One driver of the goal scoring spike is usage. Both at 5v5 and on the power play, Marchand is playing more this season. According to War on Ice, Marchand has been on the ice for 29.6 percent of the Bruins full strength minutes in 2015-16. His career high, set in 2011-12, is 28.3 percent. On the power play, Marchand’s time on ice percentage is 26.8 percent. This is nowhere near a career-high, but is the highest percentage of ice time he’s received since 2012-13.
Another part of Marchand’s goal scoring success in 2015-16 is that he’s shooting the puck more often.
A player getting more ice time and shooting the puck at a higher rate than at any other time in his career should see a rise in goal totals.
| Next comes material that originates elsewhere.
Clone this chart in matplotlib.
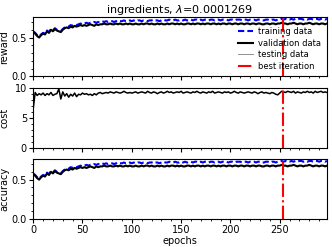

An additional way Marchand could sustain his scoring pace, even if goals dry up on the penalty kill and during 5v6 situations, is if he can cut down on his average shot distance. There’s reason to believe he can. Marchand’s average shot distance over the course of his career is 28.71 feet, but this year his average distance is 31.5 feet.
Bruins’ management is rightfully happy with Marchand’s play this season. The best thing about his improvements, credited to his determination and leadership, is that it’s showing up on the score sheet. Marchand is on pace set a career high in goals and the underlying numbers suggest his pace is sustainable enough to achieve this.